**SET PROBLEM:** Pull every "this" line out of the data below.

**RECORD SET:**

++++++++++++++++++++

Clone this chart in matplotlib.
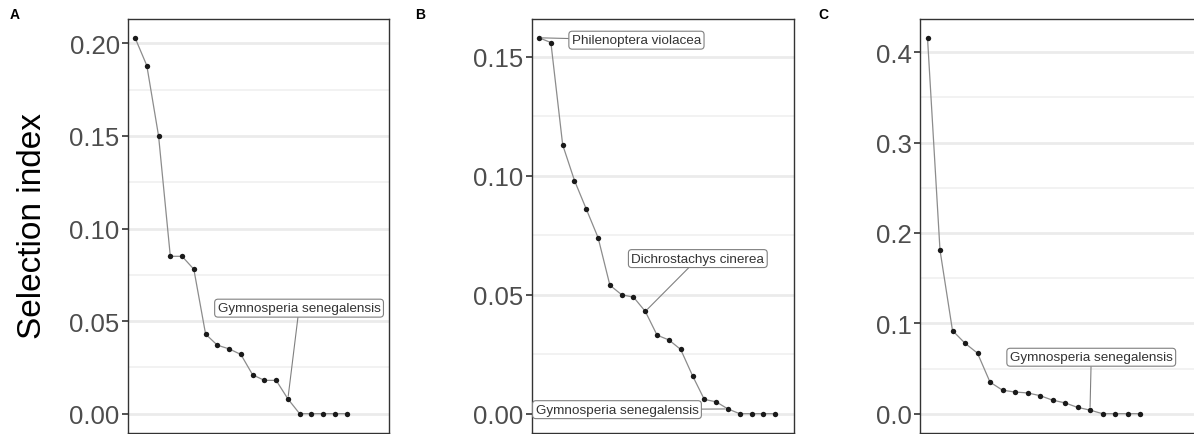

++++++++++++++++++++

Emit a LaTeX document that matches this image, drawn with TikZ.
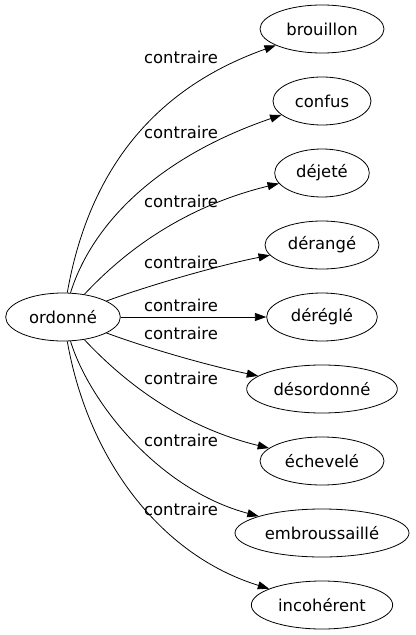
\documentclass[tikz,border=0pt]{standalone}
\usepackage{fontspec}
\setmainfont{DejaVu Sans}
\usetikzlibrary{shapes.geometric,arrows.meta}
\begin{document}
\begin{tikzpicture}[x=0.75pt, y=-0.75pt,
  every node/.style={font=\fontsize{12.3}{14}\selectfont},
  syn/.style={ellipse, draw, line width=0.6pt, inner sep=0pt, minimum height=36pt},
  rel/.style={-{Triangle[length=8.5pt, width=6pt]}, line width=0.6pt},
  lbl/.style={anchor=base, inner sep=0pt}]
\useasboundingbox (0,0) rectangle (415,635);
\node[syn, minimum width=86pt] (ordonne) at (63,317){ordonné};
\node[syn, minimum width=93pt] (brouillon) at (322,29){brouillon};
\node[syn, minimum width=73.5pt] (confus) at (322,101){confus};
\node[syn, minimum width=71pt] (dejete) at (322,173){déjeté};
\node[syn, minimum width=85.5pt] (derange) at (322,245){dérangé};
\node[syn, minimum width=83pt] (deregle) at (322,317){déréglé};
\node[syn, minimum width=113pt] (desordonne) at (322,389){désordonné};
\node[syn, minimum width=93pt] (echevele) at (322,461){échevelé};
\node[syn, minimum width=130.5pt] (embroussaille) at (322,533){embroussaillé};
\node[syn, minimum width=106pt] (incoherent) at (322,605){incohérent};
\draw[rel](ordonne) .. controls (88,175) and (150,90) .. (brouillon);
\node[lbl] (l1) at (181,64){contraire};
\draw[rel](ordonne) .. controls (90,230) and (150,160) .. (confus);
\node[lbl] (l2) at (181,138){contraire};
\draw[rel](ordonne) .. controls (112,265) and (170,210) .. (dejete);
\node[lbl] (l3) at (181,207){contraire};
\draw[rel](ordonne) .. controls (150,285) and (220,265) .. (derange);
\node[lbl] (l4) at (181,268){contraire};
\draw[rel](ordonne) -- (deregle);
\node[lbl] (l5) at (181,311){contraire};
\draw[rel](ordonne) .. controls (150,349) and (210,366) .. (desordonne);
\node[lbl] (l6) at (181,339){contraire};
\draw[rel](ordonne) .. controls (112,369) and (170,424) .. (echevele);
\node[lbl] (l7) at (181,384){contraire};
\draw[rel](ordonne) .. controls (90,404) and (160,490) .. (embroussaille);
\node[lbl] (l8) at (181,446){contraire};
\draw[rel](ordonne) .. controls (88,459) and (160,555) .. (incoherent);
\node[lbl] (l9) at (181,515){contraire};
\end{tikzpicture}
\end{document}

++++++++++++++++++++

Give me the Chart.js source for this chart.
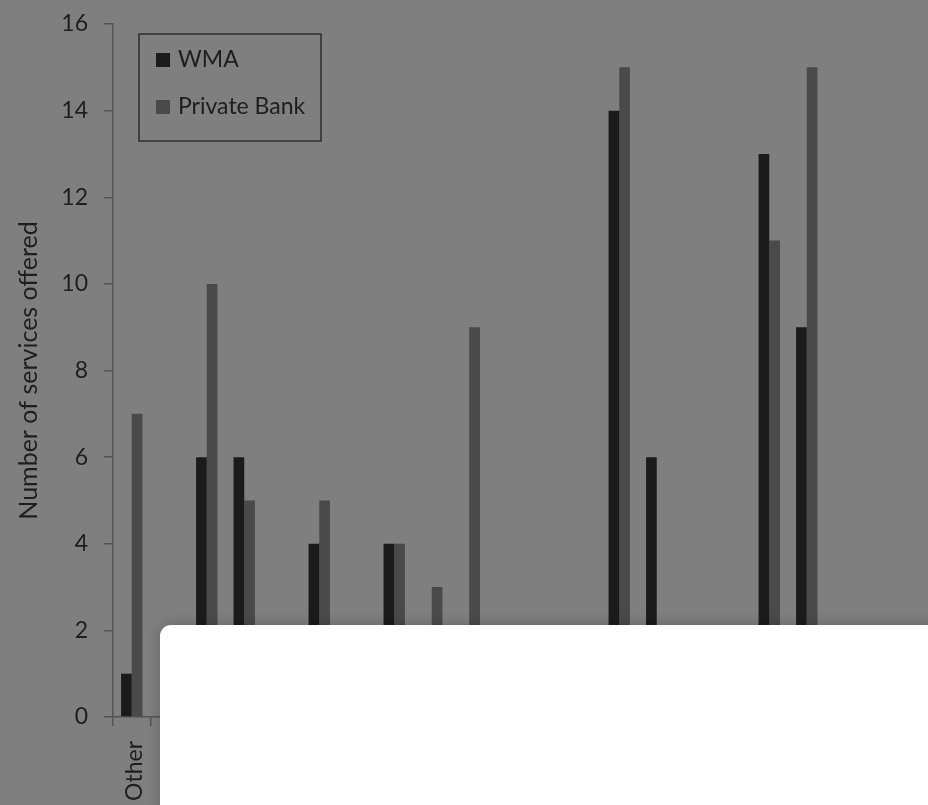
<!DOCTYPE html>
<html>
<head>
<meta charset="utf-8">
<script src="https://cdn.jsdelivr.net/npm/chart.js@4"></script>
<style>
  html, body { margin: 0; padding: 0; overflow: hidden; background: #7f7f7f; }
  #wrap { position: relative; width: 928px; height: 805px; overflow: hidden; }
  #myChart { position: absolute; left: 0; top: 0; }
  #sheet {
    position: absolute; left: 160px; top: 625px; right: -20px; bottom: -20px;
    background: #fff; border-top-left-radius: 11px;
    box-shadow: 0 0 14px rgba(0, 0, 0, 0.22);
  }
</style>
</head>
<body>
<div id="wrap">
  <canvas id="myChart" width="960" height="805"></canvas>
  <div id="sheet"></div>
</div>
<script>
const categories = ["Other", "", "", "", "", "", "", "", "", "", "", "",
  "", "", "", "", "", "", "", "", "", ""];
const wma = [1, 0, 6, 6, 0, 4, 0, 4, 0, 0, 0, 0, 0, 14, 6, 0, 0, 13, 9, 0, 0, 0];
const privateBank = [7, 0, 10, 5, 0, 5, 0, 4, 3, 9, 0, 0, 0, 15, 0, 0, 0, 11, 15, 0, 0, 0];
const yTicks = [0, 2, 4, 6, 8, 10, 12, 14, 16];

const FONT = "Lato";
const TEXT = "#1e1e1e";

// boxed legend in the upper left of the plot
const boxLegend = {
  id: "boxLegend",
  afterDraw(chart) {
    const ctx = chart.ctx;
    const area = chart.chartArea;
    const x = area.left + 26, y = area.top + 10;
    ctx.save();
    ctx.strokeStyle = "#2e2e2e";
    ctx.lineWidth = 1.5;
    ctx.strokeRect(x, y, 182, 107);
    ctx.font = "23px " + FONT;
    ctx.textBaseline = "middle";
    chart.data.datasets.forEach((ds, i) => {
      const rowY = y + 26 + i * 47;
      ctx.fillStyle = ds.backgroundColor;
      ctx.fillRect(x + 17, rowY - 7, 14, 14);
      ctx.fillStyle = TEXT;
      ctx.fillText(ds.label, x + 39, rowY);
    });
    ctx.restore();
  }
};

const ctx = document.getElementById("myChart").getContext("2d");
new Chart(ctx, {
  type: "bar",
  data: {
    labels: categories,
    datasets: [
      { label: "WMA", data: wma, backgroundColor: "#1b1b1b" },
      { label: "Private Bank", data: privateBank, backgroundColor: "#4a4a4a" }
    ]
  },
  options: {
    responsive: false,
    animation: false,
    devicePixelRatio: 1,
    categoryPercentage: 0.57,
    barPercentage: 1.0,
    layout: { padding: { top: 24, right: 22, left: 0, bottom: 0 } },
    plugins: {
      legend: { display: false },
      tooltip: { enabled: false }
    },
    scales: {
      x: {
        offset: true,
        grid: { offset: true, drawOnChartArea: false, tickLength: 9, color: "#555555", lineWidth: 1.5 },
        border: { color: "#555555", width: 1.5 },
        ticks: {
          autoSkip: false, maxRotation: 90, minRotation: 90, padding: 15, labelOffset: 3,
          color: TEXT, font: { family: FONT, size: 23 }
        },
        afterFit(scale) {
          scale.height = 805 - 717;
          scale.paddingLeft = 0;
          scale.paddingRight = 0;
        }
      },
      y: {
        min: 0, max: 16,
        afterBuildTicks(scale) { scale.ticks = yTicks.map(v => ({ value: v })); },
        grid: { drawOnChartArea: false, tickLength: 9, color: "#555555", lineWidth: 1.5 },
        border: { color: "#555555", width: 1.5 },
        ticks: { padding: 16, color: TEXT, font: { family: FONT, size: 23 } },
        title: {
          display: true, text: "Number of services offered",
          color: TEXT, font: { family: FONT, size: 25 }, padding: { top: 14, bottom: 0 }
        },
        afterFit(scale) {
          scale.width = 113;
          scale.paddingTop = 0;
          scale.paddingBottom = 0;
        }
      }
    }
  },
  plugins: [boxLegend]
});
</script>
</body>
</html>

++++++++++++++++++++

**COMPLETED TASK:**
Clone this chart in matplotlib.
Emit a LaTeX document that matches this image, drawn with TikZ.
Give me the Chart.js source for this chart.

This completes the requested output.